### Goal
Write out the material exactly, with the pictures left out.

════════════════

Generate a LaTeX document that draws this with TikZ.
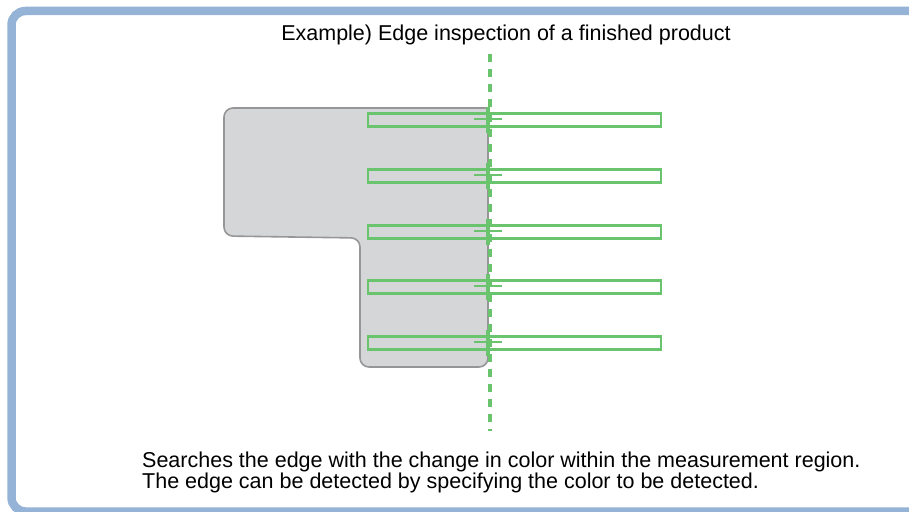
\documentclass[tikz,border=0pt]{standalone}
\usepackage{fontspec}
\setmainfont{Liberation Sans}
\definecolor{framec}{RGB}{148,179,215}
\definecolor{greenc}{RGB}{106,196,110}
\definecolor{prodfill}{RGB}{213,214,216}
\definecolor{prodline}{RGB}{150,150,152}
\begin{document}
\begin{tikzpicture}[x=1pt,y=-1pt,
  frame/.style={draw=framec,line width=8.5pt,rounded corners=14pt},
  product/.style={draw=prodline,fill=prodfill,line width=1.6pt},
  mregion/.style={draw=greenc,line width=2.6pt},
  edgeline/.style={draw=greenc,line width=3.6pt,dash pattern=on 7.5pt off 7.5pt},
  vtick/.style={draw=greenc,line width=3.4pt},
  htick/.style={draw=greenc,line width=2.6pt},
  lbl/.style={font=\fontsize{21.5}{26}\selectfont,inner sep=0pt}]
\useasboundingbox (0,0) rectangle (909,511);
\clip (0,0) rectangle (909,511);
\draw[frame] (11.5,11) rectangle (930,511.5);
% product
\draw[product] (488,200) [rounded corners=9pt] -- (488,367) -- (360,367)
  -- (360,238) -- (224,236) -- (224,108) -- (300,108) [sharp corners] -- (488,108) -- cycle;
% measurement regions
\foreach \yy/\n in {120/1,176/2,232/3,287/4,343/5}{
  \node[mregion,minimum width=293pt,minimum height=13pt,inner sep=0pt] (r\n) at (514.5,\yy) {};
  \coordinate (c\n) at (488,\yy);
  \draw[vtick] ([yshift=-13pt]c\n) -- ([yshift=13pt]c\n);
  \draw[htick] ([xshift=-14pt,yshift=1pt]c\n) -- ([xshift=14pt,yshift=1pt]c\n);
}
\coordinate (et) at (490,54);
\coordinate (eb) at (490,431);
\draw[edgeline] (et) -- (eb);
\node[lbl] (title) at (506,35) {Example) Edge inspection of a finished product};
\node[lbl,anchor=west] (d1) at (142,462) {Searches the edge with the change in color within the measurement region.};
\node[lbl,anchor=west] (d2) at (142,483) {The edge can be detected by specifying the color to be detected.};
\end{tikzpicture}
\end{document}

════════════════

### Exercise result
Generate a LaTeX document that draws this with TikZ.
\documentclass[tikz,border=0pt]{standalone}
\usepackage{fontspec}
\setmainfont{Liberation Sans}
\definecolor{framec}{RGB}{148,179,215}
\definecolor{greenc}{RGB}{106,196,110}
\definecolor{prodfill}{RGB}{213,214,216}
\definecolor{prodline}{RGB}{150,150,152}
\begin{document}
\begin{tikzpicture}[x=1pt,y=-1pt,
  frame/.style={draw=framec,line width=8.5pt,rounded corners=14pt},
  product/.style={draw=prodline,fill=prodfill,line width=1.6pt},
  mregion/.style={draw=greenc,line width=2.6pt},
  edgeline/.style={draw=greenc,line width=3.6pt,dash pattern=on 7.5pt off 7.5pt},
  vtick/.style={draw=greenc,line width=3.4pt},
  htick/.style={draw=greenc,line width=2.6pt},
  lbl/.style={font=\fontsize{21.5}{26}\selectfont,inner sep=0pt}]
\useasboundingbox (0,0) rectangle (909,511);
\clip (0,0) rectangle (909,511);
\draw[frame] (11.5,11) rectangle (930,511.5);
% product
\draw[product] (488,200) [rounded corners=9pt] -- (488,367) -- (360,367)
  -- (360,238) -- (224,236) -- (224,108) -- (300,108) [sharp corners] -- (488,108) -- cycle;
% measurement regions
\foreach \yy/\n in {120/1,176/2,232/3,287/4,343/5}{
  \node[mregion,minimum width=293pt,minimum height=13pt,inner sep=0pt] (r\n) at (514.5,\yy) {};
  \coordinate (c\n) at (488,\yy);
  \draw[vtick] ([yshift=-13pt]c\n) -- ([yshift=13pt]c\n);
  \draw[htick] ([xshift=-14pt,yshift=1pt]c\n) -- ([xshift=14pt,yshift=1pt]c\n);
}
\coordinate (et) at (490,54);
\coordinate (eb) at (490,431);
\draw[edgeline] (et) -- (eb);
\node[lbl] (title) at (506,35) {Example) Edge inspection of a finished product};
\node[lbl,anchor=west] (d1) at (142,462) {Searches the edge with the change in color within the measurement region.};
\node[lbl,anchor=west] (d2) at (142,483) {The edge can be detected by specifying the color to be detected.};
\end{tikzpicture}
\end{document}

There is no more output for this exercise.